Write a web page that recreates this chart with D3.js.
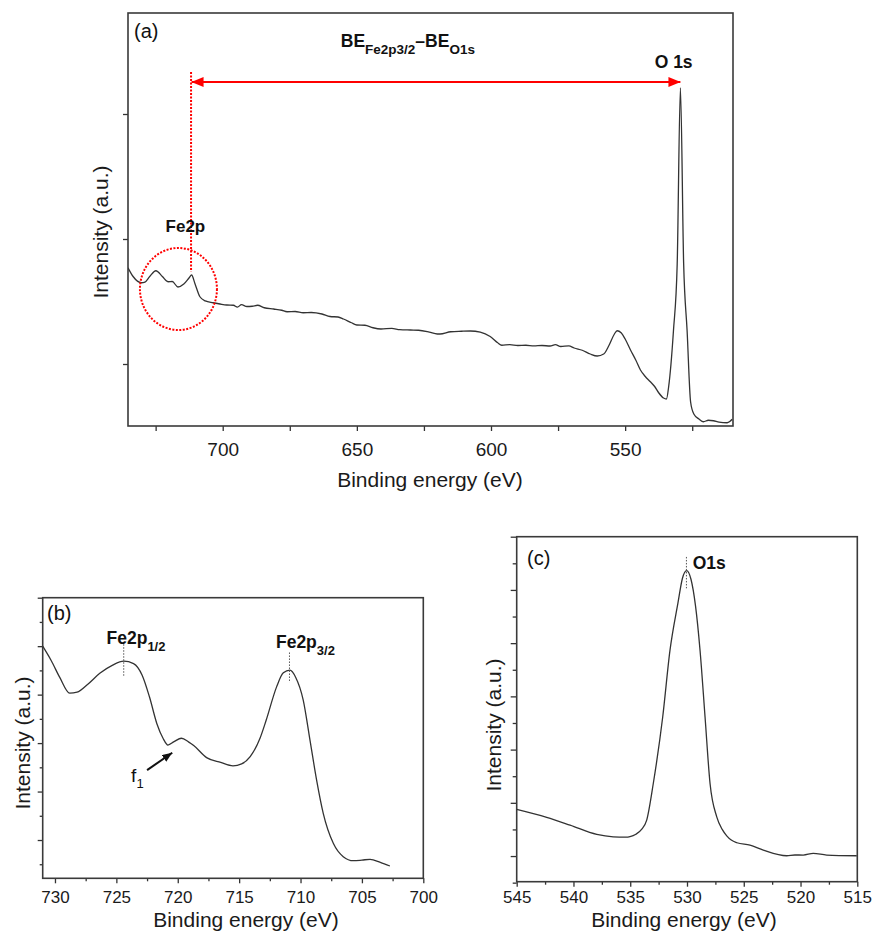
<!DOCTYPE html>
<html><head><meta charset="utf-8">
<script src="https://cdn.jsdelivr.net/npm/d3@7"></script>
<style>body{margin:0;background:#fff}text{font-family:"Liberation Sans",Arial,Helvetica,sans-serif}</style>
</head><body>
<svg id="chart" width="877" height="932"></svg>
<script>
// ---- Panel (a): survey spectrum ----
const surveyEnergy = [735.3,733.4,730.3,729.0,727.2,724.9,722.5,720.4,718.8,716.7,714.5,712.5,711.6,710.3,708.5,706.5,703.6,701,698.5,696,694.5,693,691,689,687,684.5,681,678,676,673,670,667,663,660,657,655,652,650,647,644,641,637,634,630,627,623,620,619,615,611,607.7,604,600.3,597.5,596,593,590,587,584,581,578,576,574,571,569,566,563,560.4,558,556,554,553,551.5,550,548,546,544.3,542.5,540.6,539,537.5,535.7,534.6,533.8,532.0,530.6,529.4,528.2,526.9,525.6,524.4,522.5,520.8,519,517.1,515,512,511,510.1];
const surveyIntensity = [1.77,1.70,1.65,1.655,1.70,1.746,1.70,1.658,1.66,1.616,1.64,1.69,1.712,1.64,1.538,1.505,1.49,1.48,1.472,1.47,1.455,1.475,1.46,1.462,1.47,1.45,1.44,1.43,1.418,1.42,1.41,1.412,1.40,1.38,1.376,1.36,1.33,1.312,1.31,1.29,1.28,1.285,1.275,1.272,1.27,1.255,1.24,1.24,1.258,1.262,1.264,1.255,1.22,1.17,1.15,1.155,1.148,1.15,1.145,1.148,1.144,1.155,1.14,1.145,1.128,1.11,1.08,1.064,1.08,1.15,1.24,1.266,1.25,1.2,1.112,1.03,0.952,0.90,0.858,0.82,0.77,0.728,0.72,0.816,1.264,1.80,3.208,1.808,1.264,0.696,0.60,0.56,0.538,0.55,0.546,0.535,0.530,0.54,0.558];
const surveyXTicks = [700,650,600,550];
const surveyXMinor = [725,675,625,575,525];
const surveyYTicks = [1,2,3];

// ---- Panel (b): Fe2p region ----
const fe2pEnergy = [731.0,730.3,729.6,728.8,728.2,727.3,726.35,725.3,724.4,723.6,722.9,722.3,721.7,721.2,720.8,720.3,719.7,719.1,718.7,717.65,716.5,715.5,714.8,714.1,713.3,712.8,711.95,711.4,710.86,710.4,709.78,709.23,708.69,708.15,707.33,706.52,705.7,705.0,704.34,703.5,702.72];
const fe2pIntensity = [5.00,4.70,4.35,4.03,4.05,4.22,4.44,4.61,4.69,4.64,4.40,3.95,3.40,3.10,2.96,3.03,3.10,3.02,2.95,2.70,2.60,2.53,2.57,2.72,3.10,3.47,4.16,4.45,4.505,4.36,3.887,3.062,2.237,1.551,0.932,0.656,0.573,0.585,0.602,0.54,0.464];
const fe2pXTicks = [730,725,720,715,710,705,700];
const fe2pXMinor = [727.5,722.5,717.5,712.5,707.5,702.5];
const fe2pYTicks = [1,2,3,4,5,6];
const fe2pYMinor = [0.5,1.5,2.5,3.5,4.5,5.5];

// ---- Panel (c): O1s region ----
const o1sEnergy = [545,542.36,540.3,537.95,536.5,535.4,535.02,534.5,534.0,533.55,532.97,532.14,531.5,530.8,530.4,530.03,529.65,529.25,528.85,528.41,527.97,527.38,526.9,526.5,526.1,525.6,524.45,523.28,521.22,520.5,519.76,518.88,517.7,515.05];
const o1sIntensity = [1.876,1.726,1.581,1.407,1.362,1.355,1.365,1.41,1.5,1.675,2.363,3.612,4.863,5.75,6.22,6.363,6.2,5.7,4.863,3.612,2.363,1.737,1.5,1.38,1.3,1.25,1.206,1.113,1.006,1.02,1.019,1.051,1.019,1.006];
const o1sXTicks = [545,540,535,530,525,520,515];
const o1sXMinor = [542.5,537.5,532.5,527.5,522.5,517.5];
const o1sYTicks = [1,2,3,4,5,6,7];
const o1sYMinor = [0.5,1.5,2.5,3.5,4.5,5.5,6.5];

const svg = d3.select("#chart");
const defs = svg.append("defs");
function marker(id, color, orient){
  defs.append("marker").attr("id",id).attr("viewBox","0 0 12 10").attr("refX",12).attr("refY",5)
    .attr("markerUnits","userSpaceOnUse").attr("markerWidth",12).attr("markerHeight",10).attr("orient",orient)
    .append("path").attr("d","M0,0L12,5L0,10z").attr("fill",color);
}
marker("redEnd","#ff0000","auto");
marker("redStart","#ff0000","auto-start-reverse");
defs.append("marker").attr("id","blkEnd").attr("viewBox","0 0 10 8").attr("refX",10).attr("refY",4)
  .attr("markerUnits","userSpaceOnUse").attr("markerWidth",10).attr("markerHeight",8).attr("orient","auto")
  .append("path").attr("d","M0,0L10,4L0,8z").attr("fill","#111");

function panel(c){
  const g = svg.append("g");
  const x = d3.scaleLinear().domain(c.xDomain).range([c.left,c.right]);
  const y = d3.scaleLinear().domain(c.yDomain).range([c.bottom,c.top]);
  const id = "clip"+c.name;
  defs.append("clipPath").attr("id",id).append("rect")
    .attr("x",c.left).attr("y",c.top).attr("width",c.right-c.left).attr("height",c.bottom-c.top);
  const xa = g.append("g").attr("transform",`translate(0,${c.bottom})`)
    .call(d3.axisBottom(x).tickValues(c.xTicks).tickSize(c.xTickLen).tickSizeOuter(0).tickPadding(c.xPad).tickFormat(d3.format("d")));
  xa.selectAll("text").attr("font-size",c.tickFont).attr("fill","#1a1a1a");
  if(c.xMinor){
    g.append("g").attr("transform",`translate(0,${c.bottom})`)
      .call(d3.axisBottom(x).tickValues(c.xMinor).tickSize(c.xMinorLen).tickSizeOuter(0).tickFormat(""));
  }
  g.append("g").attr("transform",`translate(${c.left},0)`)
    .call(d3.axisLeft(y).tickValues(c.yTicks).tickSize(c.yTickLen).tickSizeOuter(0).tickFormat(""));
  if(c.yMinor){
    g.append("g").attr("transform",`translate(${c.left},0)`)
      .call(d3.axisLeft(y).tickValues(c.yMinor).tickSize(c.yMinorLen).tickSizeOuter(0).tickFormat(""));
  }
  g.selectAll(".domain").remove();
  g.selectAll(".tick line").attr("stroke","#333").attr("stroke-width",1.3);
  g.append("rect").attr("x",c.left).attr("y",c.top).attr("width",c.right-c.left).attr("height",c.bottom-c.top)
    .attr("fill","none").attr("stroke","#3a3a3a").attr("stroke-width",1.6);
  const data = c.energy.map((e,i)=>[e,c.intensity[i]]);
  g.append("path").datum(data).attr("clip-path",`url(#${id})`)
    .attr("d",d3.line().x(d=>x(d[0])).y(d=>y(d[1])).curve(d3.curveMonotoneX))
    .attr("fill","none").attr("stroke","#333").attr("stroke-width",1.3);
  g.append("text").attr("x",c.xTitle[0]).attr("y",c.xTitle[1]).attr("text-anchor","middle")
    .attr("font-size",c.titleFont).attr("fill","#1a1a1a").text("Binding energy (eV)");
  g.append("text").attr("transform",`translate(${c.yTitle[0]},${c.yTitle[1]}) rotate(-90)`).attr("text-anchor","middle")
    .attr("font-size",c.titleFont).attr("fill","#1a1a1a").text("Intensity (a.u.)");
  g.append("text").attr("x",c.tag[0]).attr("y",c.tag[1]).attr("font-size",20).attr("fill","#111").text(c.tagText);
  return {g,x,y};
}

// Panel (a)
const A = panel({name:"a",left:128,right:733,top:13,bottom:426,xDomain:[735.3,509.8],yDomain:[0.504,3.808],
  xTicks:surveyXTicks,xMinor:surveyXMinor,xTickLen:5,xMinorLen:5,xPad:12,tickFont:19,
  yTicks:surveyYTicks,yTickLen:5,energy:surveyEnergy,intensity:surveyIntensity,
  xTitle:[430,487],yTitle:[108,232],titleFont:21,tag:[134,38],tagText:"(a)"});
{
  const {g,x,y} = A;
  const ay = y(3.256);
  g.append("line").attr("x1",x(711.6)).attr("x2",x(529.4)).attr("y1",ay).attr("y2",ay)
    .attr("stroke","#ff0000").attr("stroke-width",2)
    .attr("marker-start","url(#redStart)").attr("marker-end","url(#redEnd)");
  g.append("line").attr("x1",x(711.8)).attr("x2",x(711.8)).attr("y1",y(3.336)).attr("y2",y(1.738))
    .attr("stroke","#ff0000").attr("stroke-width",2).attr("stroke-dasharray","2,1.5");
  g.append("ellipse").attr("cx",x(716.5)).attr("cy",y(1.6)).attr("rx",38.5).attr("ry",41)
    .attr("fill","none").attr("stroke","#ff0000").attr("stroke-width",2).attr("stroke-dasharray","2,1.5");
  g.append("text").attr("x",x(721.3)).attr("y",y(2.06)).attr("font-size",17).attr("font-weight","bold").attr("fill","#111").text("Fe2p");
  g.append("text").attr("x",x(539)).attr("y",y(3.37)).attr("font-size",17.5).attr("font-weight","bold").attr("fill","#111").text("O 1s");
  const t = g.append("text").attr("x",x(656)).attr("y",y(3.54)).attr("font-size",17.5).attr("font-weight","bold").attr("fill","#111");
  t.append("tspan").text("BE");
  t.append("tspan").attr("font-size",13.5).attr("dy",7).text("Fe2p3/2");
  t.append("tspan").attr("dy",-7).text("\u2013BE");
  t.append("tspan").attr("font-size",13.5).attr("dy",7).text("O1s");
}

// Panel (b)
const B = panel({name:"b",left:42.7,right:423.3,top:597.7,bottom:878.3,xDomain:[731.0,700],yDomain:[0.21,6.0],
  xTicks:fe2pXTicks,xMinor:fe2pXMinor,xTickLen:5,xMinorLen:3,xPad:8,tickFont:17,
  yTicks:fe2pYTicks,yMinor:fe2pYMinor,yTickLen:5,yMinorLen:3,energy:fe2pEnergy,intensity:fe2pIntensity,
  xTitle:[246,927],yTitle:[30,743],titleFont:21,tag:[47,620],tagText:"(b)"});
{
  const {g,x,y} = B;
  const dl = (e,v1,v2)=>g.append("line").attr("x1",x(e)).attr("x2",x(e)).attr("y1",y(v1)).attr("y2",y(v2))
    .attr("stroke","#555").attr("stroke-width",1).attr("stroke-dasharray","1.5,1.5");
  dl(724.4,5.04,4.38); dl(710.9,4.87,4.25);
  const lab = (e,v,sub)=>{
    const t = g.append("text").attr("x",x(e)).attr("y",y(v)).attr("font-size",17.5).attr("font-weight","bold").attr("fill","#111");
    t.append("tspan").text("Fe2p");
    t.append("tspan").attr("font-size",13).attr("dy",7).text(sub);
  };
  lab(725.8,5.04,"1/2"); lab(712.0,4.97,"3/2");
  g.append("line").attr("x1",x(722.5)).attr("y1",y(2.443)).attr("x2",x(720.45)).attr("y2",y(2.80))
    .attr("stroke","#111").attr("stroke-width",2).attr("marker-end","url(#blkEnd)");
  const f = g.append("text").attr("x",x(723.8)).attr("y",y(2.2)).attr("font-size",19).attr("fill","#111");
  f.append("tspan").text("f");
  f.append("tspan").attr("font-size",13).attr("dy",6).text("1");
}

// Panel (c)
const C = panel({name:"c",left:516.7,right:857.3,top:536.7,bottom:881.7,xDomain:[545,515],yDomain:[0.518,7.0],
  xTicks:o1sXTicks,xMinor:o1sXMinor,xTickLen:5,xMinorLen:3,xPad:4,tickFont:17,
  yTicks:o1sYTicks,yMinor:o1sYMinor,yTickLen:6,yMinorLen:4,energy:o1sEnergy,intensity:o1sIntensity,
  xTitle:[684,927],yTitle:[501,725],titleFont:21,tag:[527,565],tagText:"(c)"});
{
  const {g,x,y} = C;
  g.append("line").attr("x1",x(530.05)).attr("x2",x(530.05)).attr("y1",y(6.62)).attr("y2",y(6.03))
    .attr("stroke","#555").attr("stroke-width",1).attr("stroke-dasharray","1.5,1.5");
  g.append("text").attr("x",x(529.5)).attr("y",y(6.39)).attr("font-size",17.5).attr("font-weight","bold").attr("fill","#111").text("O1s");
}
</script>
</body></html>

:::

Pick out every line above that holds the word "chart" and copy it.

Write a web page that recreates this chart with D3.js.
<svg id="chart" width="877" height="932"></svg>
const svg = d3.select("#chart");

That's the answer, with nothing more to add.